For every line in the data below that contains "size", copy the line.
***
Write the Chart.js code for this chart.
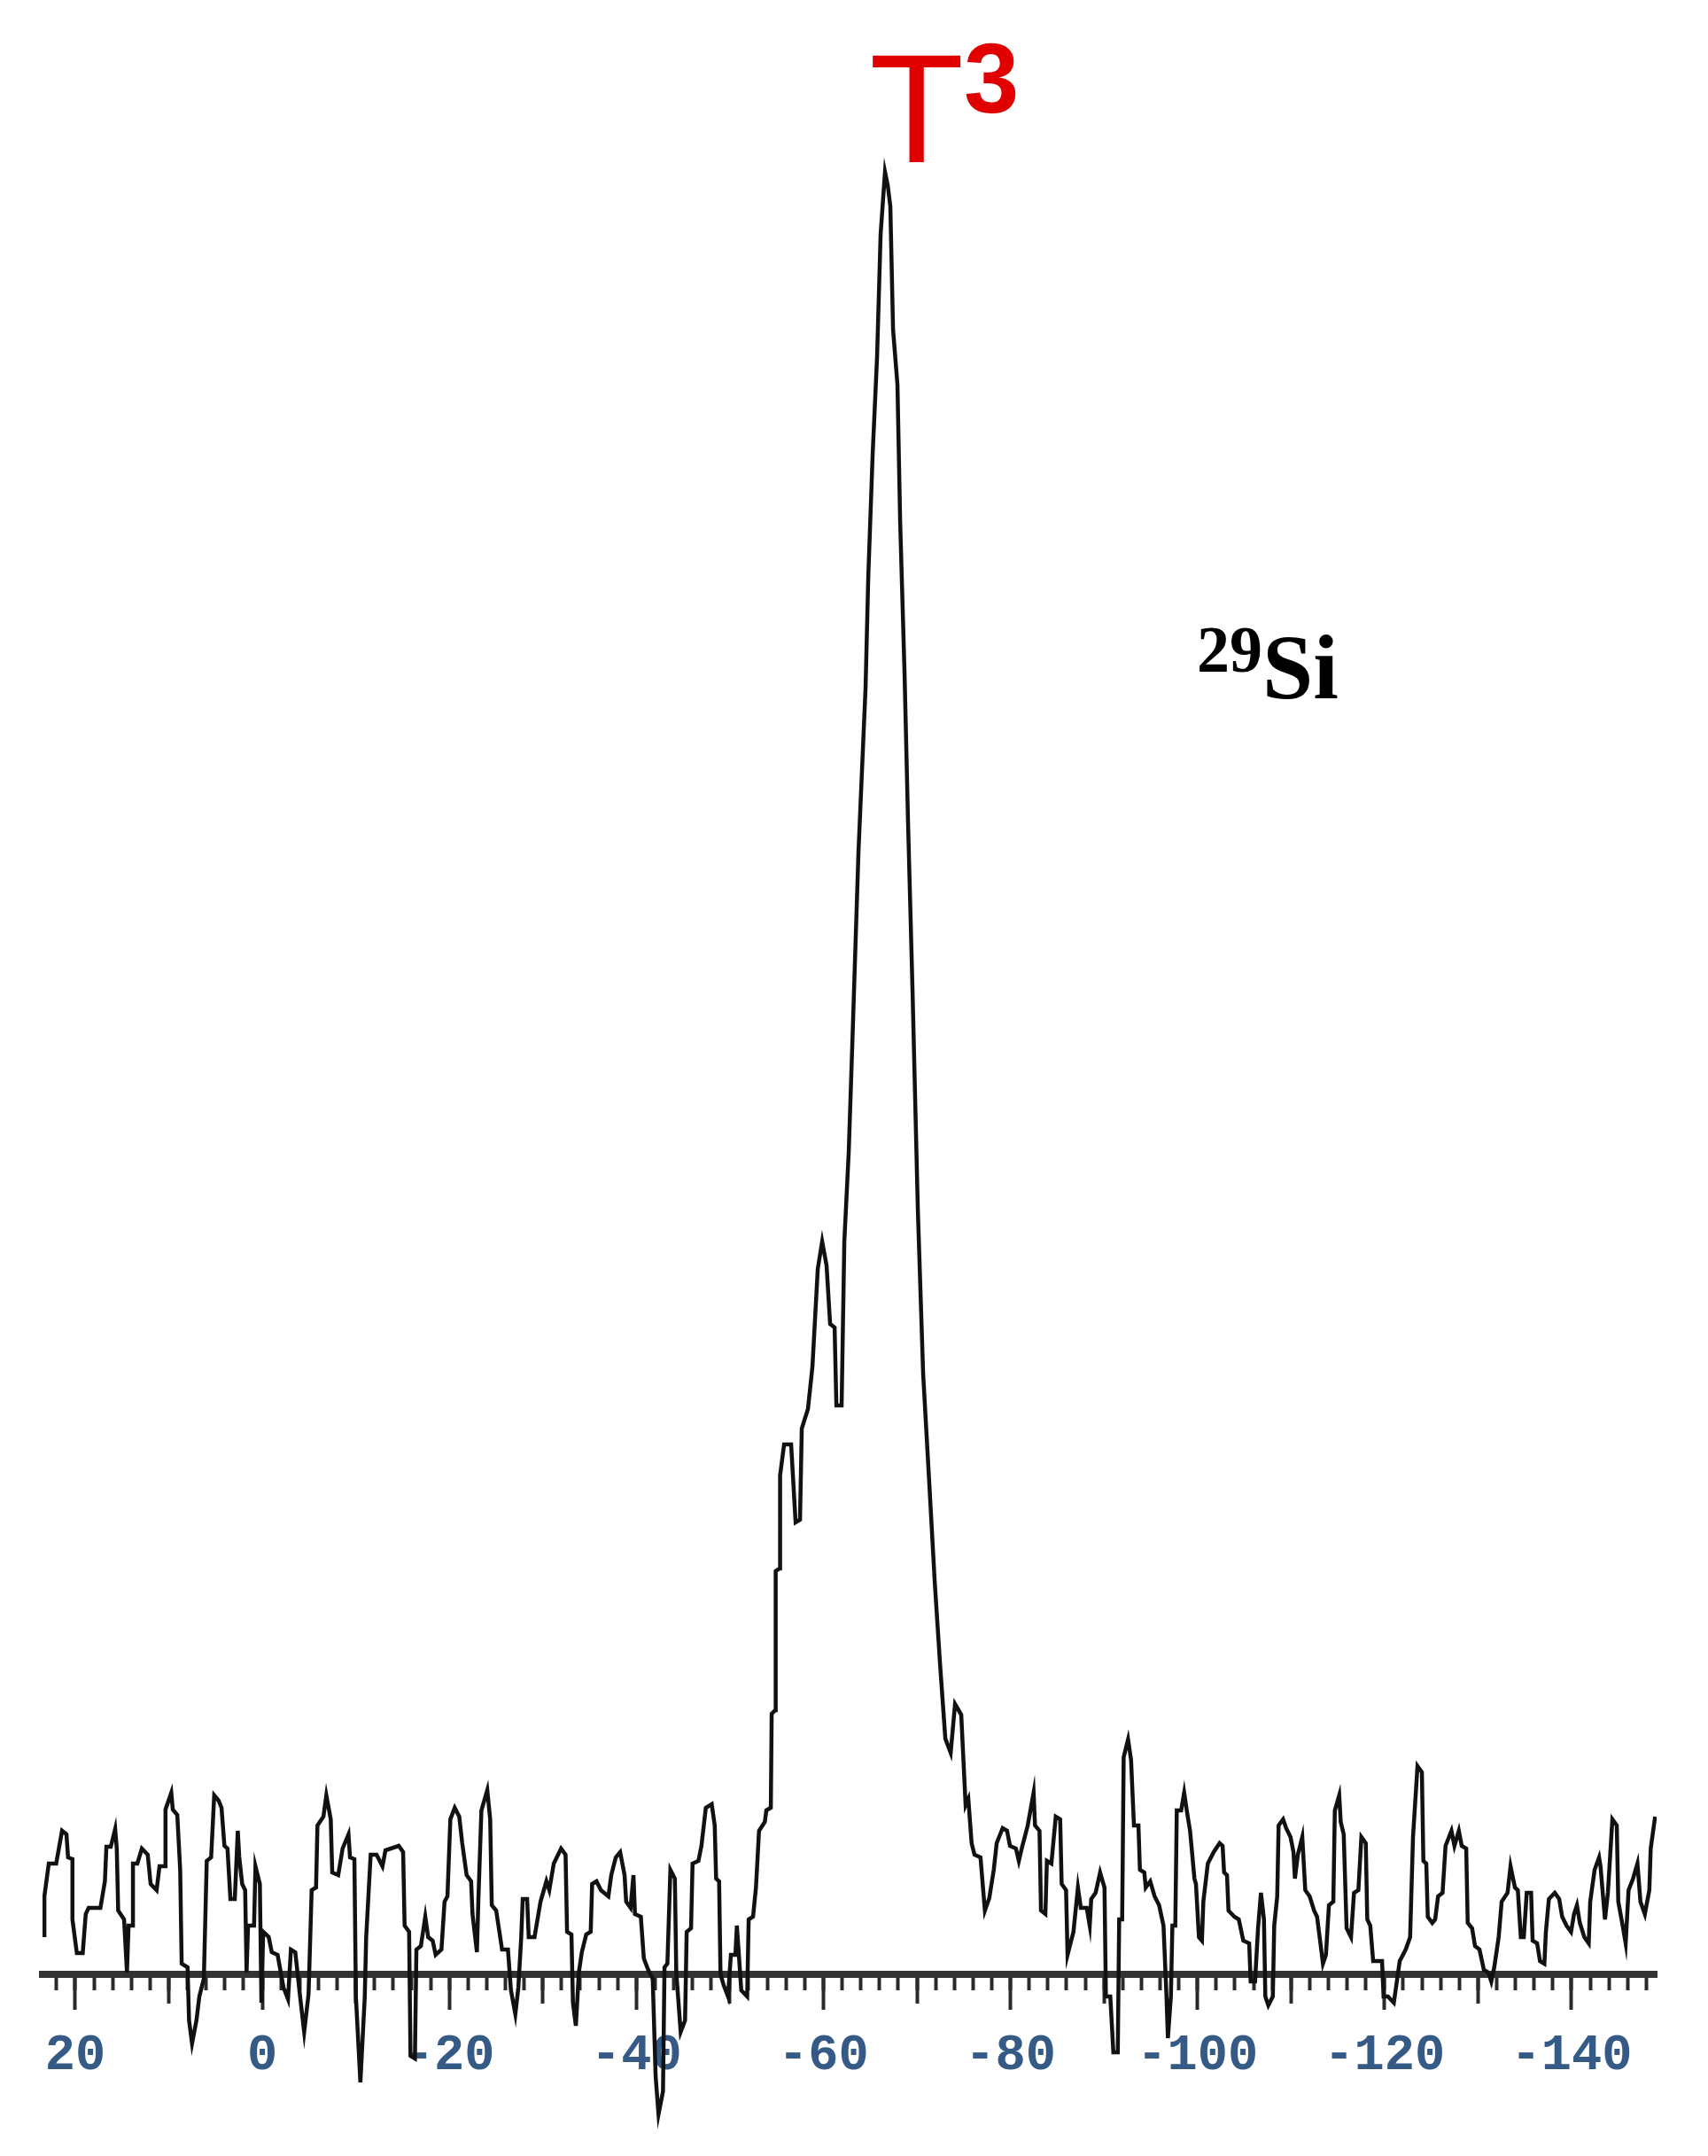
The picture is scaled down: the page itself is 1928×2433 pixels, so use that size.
<!DOCTYPE html>
<html>
<head>
<meta charset="utf-8">
<script src="https://cdn.jsdelivr.net/npm/chart.js@4.4.1/dist/chart.umd.min.js"></script>
<style>
  html, body { margin: 0; padding: 0; background: #fff; }
  #spectrum { display: block; }
</style>
</head>
<body>
<canvas id="spectrum" width="1928" height="2433"></canvas>
<script>
// 29Si spectrum, [chemical shift (ppm), intensity] - axis line is intensity 0, T3 top ~100

// baseline noise, +23 .. -12 ppm
const noiseLeft = [
  [23.30, 2.1], [23.30, 4.4], [22.83, 6.25], [22.04, 6.25], [21.41, 8.1], [20.94, 7.9], [20.77, 6.6], [20.30, 6.5],
  [20.30, 3.1], [19.83, 1.2], [19.20, 1.2], [18.88, 3.4], [18.57, 3.75], [17.31, 3.75], [16.83, 5.25], [16.67, 7.2],
  [16.20, 7.2], [15.73, 8.2], [15.56, 7.1], [15.41, 3.6], [14.78, 3.1], [14.47, 0.1], [14.30, 2.75], [13.83, 2.75],
  [13.83, 6.25], [13.36, 6.25], [12.88, 7.1], [12.25, 6.75], [11.94, 5.1], [11.30, 4.75], [10.99, 6.1], [10.35, 6.1],
  [10.35, 9.3], [9.73, 10.25], [9.57, 9.3], [9.09, 9.0], [8.78, 5.9], [8.62, 0.6], [7.99, 0.4], [7.83, -2.6],
  [7.51, -3.9], [7.04, -2.6], [6.73, -1.25], [6.25, -0.25], [5.94, 6.4], [5.47, 6.6], [5.14, 10.1], [4.67, 9.8],
  [4.36, 9.4], [4.05, 7.25], [3.72, 7.1], [3.41, 4.25], [2.94, 4.25], [2.62, 8.1], [2.46, 6.6], [2.15, 5.1],
  [1.83, 4.75], [1.68, 0.1], [1.52, 2.75], [0.88, 2.75], [0.73, 6.1], [0.26, 5.1], [0.09, -1.6], [-0.10, 2.4],
  [-0.69, 2.1], [-1.01, 1.25], [-1.64, 1.1], [-2.27, -0.75], [-2.75, -1.4], [-3.06, 1.4], [-3.53, 1.25], [-4.01, -1.1],
  [-4.48, -3.25], [-4.95, -1.1], [-5.28, 4.75], [-5.75, 4.9], [-5.90, 8.4], [-6.54, 8.9], [-6.85, 10.1], [-7.32, 8.75],
  [-7.48, 5.75], [-8.12, 5.6], [-8.59, 7.1], [-9.22, 7.9], [-9.38, 6.6], [-9.85, 6.5], [-10.01, -1.25], [-10.49, -6.1],
  [-10.96, -1.25], [-11.11, 2.1], [-11.59, 6.75]
];

// baseline noise, -12 .. -48 ppm
const noiseMid = [
  [-12.22, 6.75], [-12.85, 6.1], [-13.17, 7.0], [-14.59, 7.25], [-15.06, 6.9], [-15.22, 2.75], [-15.70, 2.4], [-15.85, -4.6],
  [-16.32, -4.75], [-16.48, 1.4], [-16.96, 1.6], [-17.43, 3.25], [-17.74, 2.1], [-18.22, 1.9], [-18.54, 1.1], [-19.16, 1.4],
  [-19.49, 4.1], [-19.80, 4.4], [-20.11, 8.75], [-20.58, 9.4], [-21.06, 8.9], [-21.38, 7.4], [-21.85, 5.6], [-22.33, 5.25],
  [-22.48, 3.4], [-22.95, 1.25], [-23.11, 4.25], [-23.43, 9.25], [-24.06, 10.4], [-24.37, 8.75], [-24.54, 3.9], [-25.01, 3.6],
  [-25.64, 1.4], [-26.27, 1.4], [-26.59, -0.9], [-27.06, -2.25], [-27.38, -0.75], [-27.69, 2.1], [-27.85, 4.25], [-28.32, 4.25],
  [-28.49, 2.1], [-29.11, 2.1], [-29.75, 4.1], [-30.38, 5.25], [-30.69, 4.75], [-31.17, 6.25], [-31.95, 7.1], [-32.43, 6.75],
  [-32.59, 2.4], [-33.06, 2.25], [-33.22, -1.6], [-33.53, -2.9], [-33.85, 0.1], [-34.17, 1.25], [-34.64, 2.25], [-35.12, 2.4],
  [-35.27, 5.1], [-35.74, 5.25], [-36.21, 4.75], [-37.01, 4.4], [-37.32, 5.6], [-37.80, 6.6], [-38.27, 6.9], [-38.74, 5.6],
  [-38.91, 4.1], [-39.38, 3.75], [-39.69, 5.6], [-39.85, 3.4], [-40.48, 3.25], [-40.80, 0.9], [-41.27, 0.25], [-41.75, -0.25],
  [-42.06, -5.75], [-42.37, -7.9], [-42.85, -6.6], [-43.01, 0.4], [-43.32, 0.6], [-43.64, 5.9], [-44.12, 5.4], [-44.27, 0.1],
  [-44.74, -3.25], [-45.21, -2.6], [-45.38, 2.4], [-45.85, 2.6], [-46.01, 6.25], [-46.64, 6.4], [-46.96, 7.25], [-47.43, 9.4]
];

// T3 resonance with its shoulder, -48 .. -83 ppm
const peakT3 = [
  [-48.06, 9.6], [-48.38, 8.4], [-48.53, 5.4], [-48.85, 5.25], [-49.00, 0.0], [-49.33, -0.6], [-49.80, -1.25], [-50.11, 1.1],
  [-50.59, 1.1], [-50.75, 2.75], [-51.22, -0.9], [-51.85, -1.25], [-52.01, 3.1], [-52.48, 3.25], [-52.79, 4.9], [-53.12, 8.1],
  [-53.74, 8.6], [-53.90, 9.25], [-54.38, 9.4], [-54.47, 14.7], [-54.85, 14.9], [-54.90, 22.75], [-55.32, 22.9], [-55.37, 28.15],
  [-55.80, 29.9], [-56.55, 29.9], [-57.03, 25.5], [-57.50, 25.65], [-57.69, 30.8], [-58.35, 31.9], [-58.83, 34.3], [-59.40, 39.8],
  [-59.87, 41.35], [-60.34, 40.0], [-60.72, 36.7], [-61.20, 36.5], [-61.39, 32.1], [-61.95, 32.1], [-62.24, 41.35], [-62.71, 46.4],
  [-63.09, 52.45], [-63.75, 63.3], [-64.51, 72.6], [-64.80, 78.85], [-65.27, 85.8], [-65.74, 91.25], [-66.12, 98.2], [-66.59, 101.7],
  [-66.88, 100.95], [-67.16, 99.75], [-67.45, 92.8], [-67.92, 89.7], [-68.21, 81.95], [-68.68, 73.4], [-69.06, 64.85], [-69.53, 55.55],
  [-70.10, 43.15], [-70.67, 33.85], [-71.33, 27.65], [-71.90, 22.2], [-72.47, 17.55], [-73.04, 13.3], [-73.61, 12.5], [-74.08, 15.25],
  [-74.74, 14.65], [-75.21, 9.55], [-75.50, 9.9], [-75.85, 7.4], [-76.16, 6.75], [-76.80, 6.6], [-77.27, 3.6], [-77.74, 4.3],
  [-78.22, 5.9], [-78.53, 7.4], [-79.17, 8.25], [-79.64, 8.1], [-79.95, 7.25], [-80.59, 7.1], [-80.90, 6.4], [-81.21, 7.1],
  [-81.85, 8.4], [-82.48, 10.25], [-82.63, 8.4], [-83.11, 8.1], [-83.27, 3.6]
];

// baseline noise, -83 .. -115 ppm
const noiseRight = [
  [-83.74, 3.4], [-83.90, 6.4], [-84.38, 6.25], [-84.85, 8.9], [-85.32, 8.75], [-85.48, 5.1], [-85.95, 4.75], [-86.11, 1.1],
  [-86.74, 2.4], [-87.22, 4.9], [-87.53, 3.75], [-88.16, 3.75], [-88.48, 2.75], [-88.64, 4.25], [-89.11, 4.6], [-89.59, 5.75],
  [-90.06, 4.9], [-90.21, -1.25], [-90.68, -1.25], [-91.01, -4.4], [-91.48, -4.4], [-91.63, 3.1], [-91.95, 3.1], [-92.11, 12.25],
  [-92.58, 13.25], [-92.90, 12.1], [-93.21, 8.4], [-93.69, 8.4], [-93.85, 5.9], [-94.32, 5.75], [-94.47, 4.9], [-94.95, 5.25],
  [-95.42, 4.4], [-95.90, 3.9], [-96.37, 2.75], [-96.69, -1.25], [-96.84, -3.6], [-97.16, -1.25], [-97.32, 2.75], [-97.63, 2.75],
  [-97.79, 9.25], [-98.26, 9.25], [-98.58, 10.25], [-98.90, 9.1], [-99.21, 8.1], [-99.68, 5.4], [-99.84, 5.1], [-100.16, 2.1],
  [-100.48, 1.9], [-100.63, 4.1], [-101.11, 6.25], [-101.74, 6.9], [-102.37, 7.4], [-102.69, 7.25], [-102.85, 5.75], [-103.16, 5.6],
  [-103.32, 3.6], [-103.95, 3.25], [-104.42, 3.1], [-104.90, 1.9], [-105.53, 1.75], [-105.69, -0.4], [-106.16, -0.4], [-106.48, 2.6],
  [-106.79, 4.6], [-107.11, 3.1], [-107.26, -1.25], [-107.58, -1.75], [-108.06, -1.25], [-108.21, 2.75], [-108.53, 4.4], [-108.68, 8.4],
  [-109.16, 8.75], [-109.48, 8.25], [-109.95, 7.75], [-110.27, 6.9], [-110.42, 5.4], [-110.74, 6.75], [-111.21, 7.75], [-111.53, 4.75],
  [-112.00, 4.4], [-112.47, 3.6], [-112.79, 3.25], [-113.27, 1.25], [-113.42, 0.6], [-113.74, 1.1], [-114.06, 3.9], [-114.53, 4.1],
  [-114.69, 9.25], [-115.16, 10.1]
];

// baseline noise, -115 .. -149 ppm
const noiseFar = [
  [-115.32, 8.6], [-115.64, 7.9], [-115.95, 2.6], [-116.42, 2.1], [-116.74, 4.6], [-117.21, 4.75], [-117.53, 7.75], [-118.00, 7.4],
  [-118.16, 3.1], [-118.48, 2.75], [-118.79, 0.75], [-119.74, 0.75], [-119.90, -1.25], [-120.37, -1.25], [-121.00, -1.6], [-121.63, 0.75],
  [-122.27, 1.4], [-122.74, 2.1], [-123.05, 7.75], [-123.53, 11.75], [-124.00, 11.4], [-124.16, 6.4], [-124.47, 6.25], [-124.63, 3.25],
  [-125.11, 2.9], [-125.42, 3.1], [-125.73, 4.4], [-126.21, 4.6], [-126.53, 7.25], [-127.16, 8.1], [-127.48, 7.25], [-127.95, 8.1],
  [-128.26, 7.25], [-128.74, 7.1], [-128.90, 2.9], [-129.37, 2.6], [-129.68, 1.6], [-130.16, 1.4], [-130.63, 0.25], [-131.11, 0.1],
  [-131.42, -0.4], [-131.74, 0.4], [-132.21, 2.1], [-132.53, 4.1], [-133.16, 4.6], [-133.48, 6.1], [-133.95, 4.9], [-134.26, 4.75],
  [-134.58, 2.1], [-134.90, 2.1], [-135.21, 4.6], [-135.68, 4.6], [-135.84, 1.9], [-136.32, 1.75], [-136.63, 0.75], [-137.10, 0.6],
  [-137.26, 2.4], [-137.58, 4.25], [-138.21, 4.6], [-138.68, 4.25], [-139.00, 3.25], [-139.47, 2.75], [-139.95, 2.4], [-140.27, 3.4],
  [-140.58, 3.9], [-140.89, 2.9], [-141.37, 2.1], [-141.84, 1.75], [-142.00, 4.1], [-142.47, 5.9], [-142.95, 6.6], [-143.10, 6.1],
  [-143.42, 4.1], [-143.58, 3.1], [-143.89, 4.6], [-144.37, 8.75], [-144.84, 8.4], [-145.00, 4.1], [-145.47, 2.75], [-145.79, 1.75],
  [-146.10, 4.75], [-146.58, 5.4], [-147.05, 6.25], [-147.37, 4.1], [-147.84, 3.4], [-148.32, 4.75], [-148.47, 7.1], [-148.94, 8.9]
];

// axis ticks (ppm)
const majorTicks = [20, 0, -20, -40, -60, -80, -100, -120, -140];
const midTicks = [10, -10, -30, -50, -70, -90, -110, -130];
const minorTicks = [];
for (let v = 22; v >= -148; v -= 2) minorTicks.push(v);

// text
const peakName = 'T';
const peakSup = '3';
const nucleusSup = '29';
const nucleusName = 'Si';

const spectrum = [...noiseLeft, ...noiseMid, ...peakT3, ...noiseRight, ...noiseFar]
  .map(([x, y]) => ({ x, y }));

const tickInk = '#2a2a2a';

function ppmAxis(ticks, len, extra) {
  return Object.assign({
    type: 'linear',
    axis: 'x',
    min: -149.1,
    max: 23.5,
    reverse: true,
    position: { y: 0 },
    afterBuildTicks: (a) => { a.ticks = ticks.map(v => ({ value: v })); },
    border: { display: false },
    grid: { drawOnChartArea: false, drawTicks: true, tickLength: len, tickWidth: 4, tickColor: tickInk },
    ticks: { display: false, autoSkip: false }
  }, extra);
}

const labelPlugin = {
  id: 'spectrumLabels',
  afterDatasetsDraw(chart) {
    const { ctx } = chart;
    const xs = chart.scales.x;
    const ys = chart.scales.y;
    ctx.save();
    ctx.textAlign = 'left';
    ctx.textBaseline = 'alphabetic';

    // T3 over the main peak
    let px = xs.getPixelForValue(-64.9);
    let py = ys.getPixelForValue(102.25);
    ctx.fillStyle = '#e00000';
    ctx.font = '175px "Liberation Sans", Arial, sans-serif';
    ctx.fillText(peakName, px, py);
    const tw = ctx.measureText(peakName).width;
    ctx.font = 'bold 112px "Liberation Sans", Arial, sans-serif';
    ctx.fillText(peakSup, px + tw, py - 56);

    // 29Si
    px = xs.getPixelForValue(-99.94);
    py = ys.getPixelForValue(73.5);
    ctx.fillStyle = '#000';
    ctx.font = 'bold 74px "Liberation Serif", "Times New Roman", serif';
    ctx.fillText(nucleusSup, px, py);
    const sw = ctx.measureText(nucleusSup).width;
    ctx.font = 'bold 103px "Liberation Serif", "Times New Roman", serif';
    ctx.fillText(nucleusName, px + sw, py + 30);
    ctx.restore();
  }
};

new Chart(document.getElementById('spectrum'), {
  type: 'line',
  data: {
    datasets: [{
      data: spectrum,
      borderColor: '#111',
      borderWidth: 4.5,
      pointRadius: 0,
      tension: 0,
      fill: false,
      xAxisID: 'x',
      yAxisID: 'y'
    }]
  },
  options: {
    responsive: false,
    animation: false,
    devicePixelRatio: 1,
    layout: { padding: { left: 48, right: 58, top: 0, bottom: 0 } },
    plugins: { legend: { display: false }, tooltip: { enabled: false } },
    scales: {
      x: ppmAxis(minorTicks, 14, {
        border: { display: true, color: '#333', width: 8 }
      }),
      xMid: ppmAxis(midTicks, 33),
      xMajor: ppmAxis(majorTicks, 40, {
        ticks: {
          display: true,
          autoSkip: false,
          maxRotation: 0,
          padding: 18,
          color: '#345a85',
          font: { family: '"Liberation Mono", monospace', size: 57, weight: 'bold' },
          callback: (v) => String(v)
        }
      }),
      y: { display: false, min: -10.25, max: 111.4 }
    }
  },
  plugins: [labelPlugin]
});
</script>
</body>
</html>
***
**Solved problem:**
The picture is scaled down: the page itself is 1928×2433 pixels, so use that size.
          font: { family: '"Liberation Mono", monospace', size: 57, weight: 'bold' },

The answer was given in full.